The Indicator release expands quite a bit on the preceding editions and also looks the best of any available options, with Sony's mint HD master looking terrific here with excellent detail (apart from a jarring unavoidable moment of rear projection). The older Ellroy-Muller commentary is carried over here, and you also get a far more genteel new track with David Del Valle (whose cousin Jaime produced the film) and the erudite C Courtney Joyner; it's more of a traditional movie buff kind of track with plenty of tidbits about the relationship to the TV show, "prickly" cinematographer Hal Mohr, other '50s noirs around the same time, the various actors (including a very young, very blond Richard Jaeckel as the ring's driver), and more.

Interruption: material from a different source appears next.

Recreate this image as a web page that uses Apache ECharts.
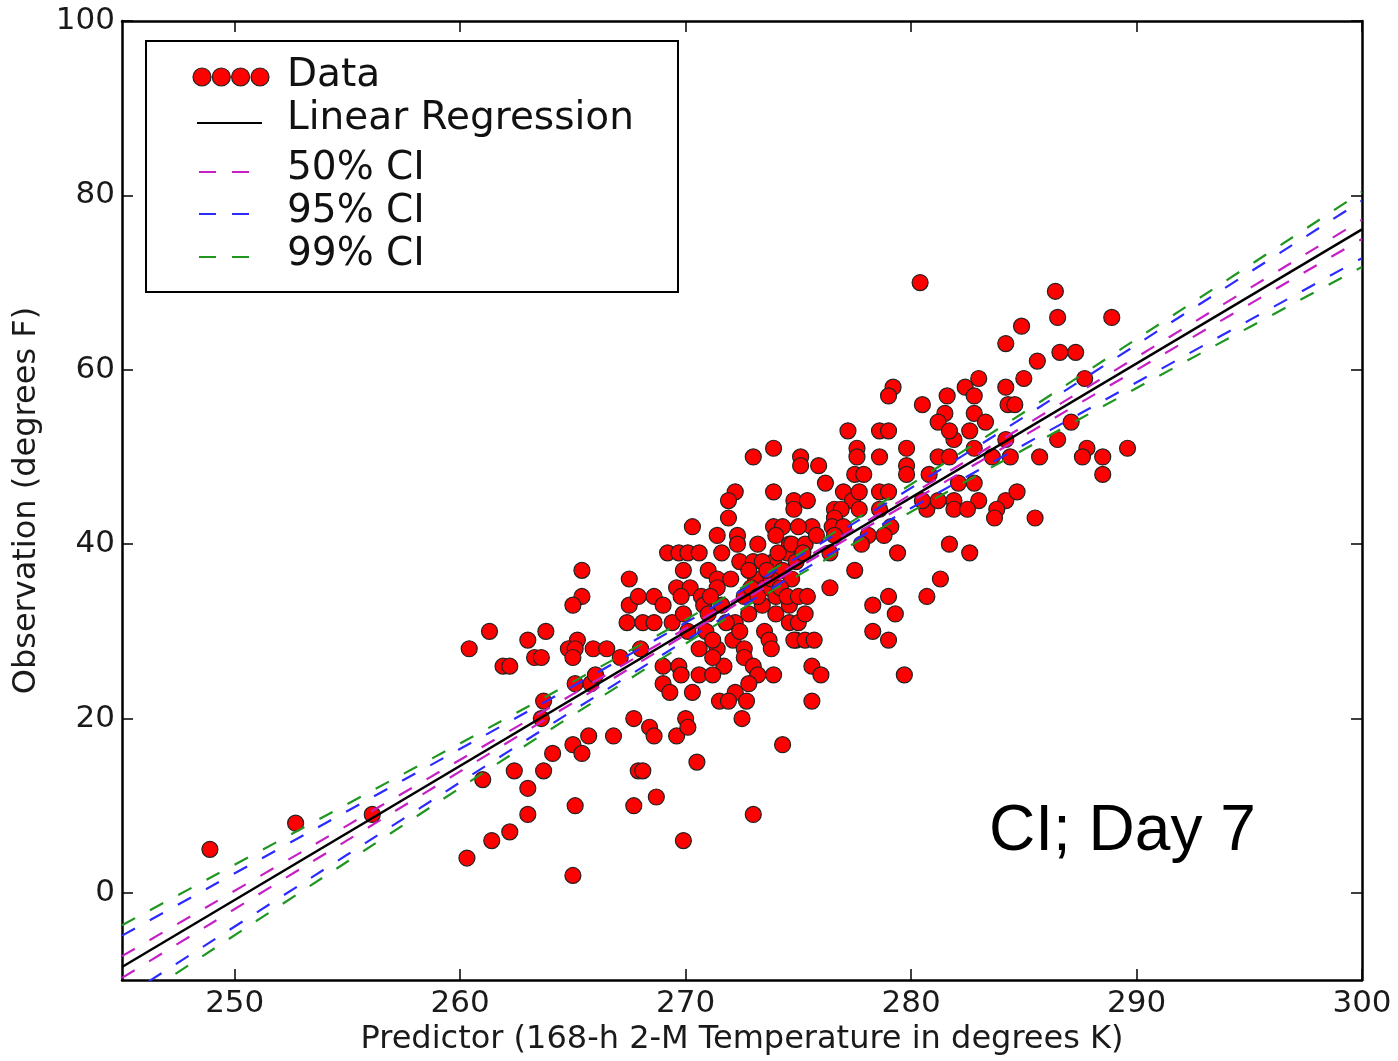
<!DOCTYPE html>
<html>
<head>
<meta charset="utf-8">
<script src="https://cdn.jsdelivr.net/npm/echarts@6/dist/echarts.min.js"></script>
<style>
html,body{margin:0;padding:0;background:#fff;}
#chart{width:1398px;height:1061px;}
</style>
</head>
<body>
<div id="chart"></div>
<script>
// ---- data ----
const obsX = [
248.9,252.7,256.1,
265.4,267.5,265.4,265.0,267.5,267.4,261.3,263.8,260.4,263.0,265.2,264.8,265.1,265.9,266.5,261.9,262.2,263.3,263.6,265.0,267.1,265.1,265.8,266.0,263.7,263.6,267.7,265.7,266.8,265.0,265.4,264.1,261.0,262.4,263.7,263.0,267.9,265.1,267.7,263.0,262.2,261.4,260.3,265.0,
268.1,268.6,269.4,270.1,268.0,269.0,269.7,270.6,269.0,269.3,270.3,269.8,271.4,272.2,272.1,272.8,273.5,274.0,273.7,274.6,274.9,272.6,273.8,271.7,272.6,273.0,271.2,273.2,273.9,272.2,272.8,271.5,271.9,272.7,272.5,268.4,268.6,269.6,270.0,270.1,274.3,268.1,270.5,268.7,273.0,269.9,
273.0,273.9,275.1,275.1,272.2,271.9,273.9,274.8,274.8,271.9,270.3,271.4,272.3,272.3,273.2,273.9,274.3,274.0,274.6,269.2,269.7,270.1,270.6,271.6,272.4,273.0,273.9,269.9,271.0,271.4,269.6,270.2,270.7,271.4,267.9,268.6,269.0,269.8,269.9,271.6,272.6,273.1,273.4,273.5,274.0,274.3,274.5,274.6,274.7,274.9,270.9,270.6,271.2,
272.8,273.4,273.8,274.2,272.9,273.2,274.5,270.8,271.0,271.8,271.2,272.0,273.6,274.1,272.4,271.1,
279.2,279.0,280.5,281.6,281.5,281.2,281.9,281.7,277.2,278.6,279.0,277.6,277.6,278.6,279.8,279.8,279.8,281.2,281.7,277.5,277.9,275.9,276.2,280.8,277.0,277.4,277.7,278.6,279.0,275.4,276.6,276.9,277.7,278.6,280.7,281.2,281.9,281.9,276.6,275.6,276.5,277.0,279.1,275.0,274.7,275.3,275.8,276.6,278.1,278.8,281.7,279.4,
277.8,277.5,276.4,281.3,280.7,279.0,278.3,279.3,278.3,279.0,275.6,276.0,279.7,275.6,274.8,275.3,275.7,275.0,275.4,275.0,276.4,275.3,275.2,
280.4,286.4,286.5,288.9,284.9,284.2,286.6,287.3,285.6,285.0,287.7,283.0,282.4,284.2,282.8,284.3,284.6,282.8,283.3,282.6,287.1,282.8,284.2,286.5,287.8,289.6,283.6,284.4,285.7,287.6,288.5,282.1,282.8,280.5,283.0,284.2,284.7,282.5,283.8,283.7,285.5,288.5,282.6
];
const obsY = [
5,8,9,
37,36,34,33,33,31,30,30,28,29,29,28,28,28,28,26,26,27,27,27,27,24,24,25,22,20,20,18,18,17,16,16,13,14,14,12,14,10,10,9,7,6,4,2,
31,31,31,30,28,26,26,25,24,23,23,25,28,31,29,32,30,32,29,31,29,28,28,26,27,26,25,25,25,23,24,22,22,22,20,19,18,18,20,19,17,14,15,11,9,6,
50,51,50,49,46,45,46,45,44,43,42,41,41,40,40,42,42,41,40,39,39,39,39,39,38,38,38,37,37,36,35,35,34,35,34,34,33,34,32,33,34,36,33,35,34,37,39,33,36,38,30,28,27,
37,38,36,35,35,34,34,33,32,31,29,36,37,39,30,34,
58,57,56,57,55,54,52,53,53,53,53,51,50,50,51,49,48,50,50,48,48,49,47,48,46,45,46,46,46,45,44,44,44,44,44,45,45,44,43,42,42,42,42,42,40,40,41,41,41,41,40,39,
40,37,35,36,34,34,33,32,30,29,26,25,25,22,29,29,29,34,34,31,39,32,39,
70,69,66,66,65,63,62,62,61,59,59,59,58,58,57,56,56,55,54,53,54,51,52,52,51,51,50,50,50,50,50,47,47,45,45,45,46,44,44,43,43,48,39
];

const regX = [245, 300];
const regY = [-8.5, 76.1];

const ciX     = [245, 255, 265, 274, 283, 292, 300];
const ci50Up  = [-7.25, 7.75, 22.8, 36.4, 50.4, 64.6, 77.2];
const ci50Lo  = [-9.75, 6.05, 21.8, 35.8, 49.4, 63.0, 75.0];
const ci95Up  = [-4.9, 9.4, 23.7, 37.0, 51.3, 66.2, 79.4];
const ci95Lo  = [-12.1, 4.4, 20.9, 35.2, 48.5, 61.4, 72.8];
const ci99Up  = [-3.7, 10.2, 24.2, 37.3, 51.8, 66.9, 80.4];
const ci99Lo  = [-13.3, 3.6, 20.4, 34.9, 48.0, 60.7, 71.8];

const xTicks = [250, 260, 270, 280, 290, 300];
const yTicks = [0, 20, 40, 60, 80, 100];

// ---- styling ----
const C50 = '#c51fc5', C95 = '#2b2bff', C99 = '#1f961f';
const FONT = 'DejaVu Sans';
const zip = (xs, ys) => xs.map((x, i) => [x, ys[i]]);
const dash = [15, 17];

function ciSeries(name, ys, color) {
  return {
    name: name, type: 'line', data: zip(ciX, ys), smooth: 0.35,
    showSymbol: false, symbol: 'none', z: 5, silent: true,
    lineStyle: { color: color, width: 2.2, type: dash }
  };
}

const axisTextStyle = { fontFamily: FONT, fontSize: 31, color: '#1a1a1a' };
const titleStyle = { fontFamily: FONT, fontSize: 32, color: '#1a1a1a' };

const chart = echarts.init(document.getElementById('chart'), null, { renderer: 'canvas' });
chart.setOption({
  animation: false,
  backgroundColor: '#fff',
  grid: { left: 122, right: 36, top: 21, bottom: 78, containLabel: false },
  xAxis: [
    {
      type: 'value', min: 245, max: 300, position: 'bottom',
      name: 'Predictor (168-h 2-M Temperature in degrees K)',
      nameLocation: 'middle', nameGap: 42,
      nameTextStyle: titleStyle,
      axisLine: { show: true, onZero: false, lineStyle: { color: '#000', width: 2.5 } },
      axisTick: { show: true, inside: true, length: 11, customValues: xTicks, lineStyle: { color: '#000', width: 1.5 } },
      axisLabel: Object.assign({ show: true, margin: 8, customValues: xTicks }, axisTextStyle),
      splitLine: { show: false }
    },
    {
      type: 'value', min: 245, max: 300, position: 'top',
      axisLine: { show: true, onZero: false, lineStyle: { color: '#000', width: 2.5 } },
      axisTick: { show: true, inside: true, length: 11, customValues: xTicks, lineStyle: { color: '#000', width: 1.5 } },
      axisLabel: { show: false },
      splitLine: { show: false }
    }
  ],
  yAxis: [
    {
      type: 'value', min: -10, max: 100, position: 'left',
      name: 'Observation (degrees F)',
      nameLocation: 'middle', nameGap: 79, nameRotate: 90,
      nameTextStyle: titleStyle,
      axisLine: { show: true, onZero: false, lineStyle: { color: '#000', width: 2.5 } },
      axisTick: { show: true, inside: true, length: 11, customValues: yTicks, lineStyle: { color: '#000', width: 1.5 } },
      axisLabel: Object.assign({ show: true, margin: 7, customValues: yTicks }, axisTextStyle),
      splitLine: { show: false }
    },
    {
      type: 'value', min: -10, max: 100, position: 'right',
      axisLine: { show: true, onZero: false, lineStyle: { color: '#000', width: 2.5 } },
      axisTick: { show: true, inside: true, length: 11, customValues: yTicks, lineStyle: { color: '#000', width: 1.5 } },
      axisLabel: { show: false },
      splitLine: { show: false }
    }
  ],
  series: [
    {
      name: 'Data', type: 'scatter', data: zip(obsX, obsY),
      symbol: 'circle', symbolSize: 16, z: 2, silent: true,
      itemStyle: { color: '#ff0000', borderColor: '#222', borderWidth: 1.2, opacity: 1 }
    },
    ciSeries('50% CI up', ci50Up, C50),
    ciSeries('50% CI lo', ci50Lo, C50),
    ciSeries('95% CI up', ci95Up, C95),
    ciSeries('95% CI lo', ci95Lo, C95),
    ciSeries('99% CI up', ci99Up, C99),
    ciSeries('99% CI lo', ci99Lo, C99),
    {
      name: 'Linear Regression', type: 'line', data: zip(regX, regY),
      showSymbol: false, symbol: 'none', z: 6, silent: true,
      lineStyle: { color: '#000', width: 2.4 }
    }
  ],
  graphic: [
    { type: 'rect', z: 100, shape: { x: 146, y: 41, width: 532, height: 251 },
      style: { fill: '#fff', stroke: '#000', lineWidth: 2 } },
    { type: 'circle', z: 101, shape: { cx: 202, cy: 77, r: 9 }, style: { fill: '#ff0000', stroke: '#222', lineWidth: 1.2 } },
    { type: 'circle', z: 101, shape: { cx: 221.3, cy: 77, r: 9 }, style: { fill: '#ff0000', stroke: '#222', lineWidth: 1.2 } },
    { type: 'circle', z: 101, shape: { cx: 240.6, cy: 77, r: 9 }, style: { fill: '#ff0000', stroke: '#222', lineWidth: 1.2 } },
    { type: 'circle', z: 101, shape: { cx: 260, cy: 77, r: 9 }, style: { fill: '#ff0000', stroke: '#222', lineWidth: 1.2 } },
    { type: 'text', z: 101, x: 287, y: 76, style: { text: 'Data', fontFamily: FONT, fontSize: 39, fill: '#111', verticalAlign: 'middle' } },
    { type: 'line', z: 101, shape: { x1: 197, y1: 123, x2: 262, y2: 123 }, style: { stroke: '#000', lineWidth: 2 } },
    { type: 'text', z: 101, x: 287, y: 119, style: { text: 'Linear Regression', fontFamily: FONT, fontSize: 39, fill: '#111', verticalAlign: 'middle' } },
    { type: 'line', z: 101, shape: { x1: 199, y1: 172, x2: 252, y2: 172 }, style: { stroke: C50, lineWidth: 2.2, lineDash: [17, 16] } },
    { type: 'text', z: 101, x: 287, y: 169, style: { text: '50% CI', fontFamily: FONT, fontSize: 39, fill: '#111', verticalAlign: 'middle' } },
    { type: 'line', z: 101, shape: { x1: 199, y1: 214, x2: 252, y2: 214 }, style: { stroke: C95, lineWidth: 2.2, lineDash: [17, 16] } },
    { type: 'text', z: 101, x: 287, y: 212, style: { text: '95% CI', fontFamily: FONT, fontSize: 39, fill: '#111', verticalAlign: 'middle' } },
    { type: 'line', z: 101, shape: { x1: 199, y1: 257, x2: 252, y2: 257 }, style: { stroke: C99, lineWidth: 2.2, lineDash: [17, 16] } },
    { type: 'text', z: 101, x: 287, y: 255, style: { text: '99% CI', fontFamily: FONT, fontSize: 39, fill: '#111', verticalAlign: 'middle' } },
    { type: 'text', z: 101, x: 989, y: 832, style: { text: 'CI; Day 7', fontFamily: 'Liberation Sans', fontSize: 64, fill: '#000', verticalAlign: 'middle' } }
  ]
});
</script>
</body>
</html>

Ported over from the Sony DVD set is "The Influence of Noir" (6m29s) with Christopher Nolan chatting about the cinematic style's impact and defining traits, while the new "The Streets of San Francisco" (7m8s) covers the multitude of real shooting locations staggered throughout the film. Also included are three episodes of the radio series of the same title (which preceded both the film and TV series): 1950's "The Candy Store Murder" (29m50s), written by Blake Edwards and featuring Raymond Burr and Jeanette Nolan; 1951's "The Case of Frankie and Joyce" (30m51s) featuring Howard McNear, John McIntire, Nolan, and Virginia Gregg; and 1951's "The Harrowing Haggada Handball Case" (25m56s), written by Edwards and Richard Quine with guest stars including Hy Averback and Dave Young in addition to regular stars Bill Johnstone and Wally Maher. You also get the theatrical trailer (both standalone and a Trailers from Hell option presented by Josh Olson), a small gallery of nine images, and our final Stooges short, 1953's "Tricky Dicks" (15m57s), a very funny send-up of crime procedurals with Moe, Larry, and Shemp having a very eventful day at the police station while a killer's on the loose. The limited edition (6,000 units) also comes with a 120-page book.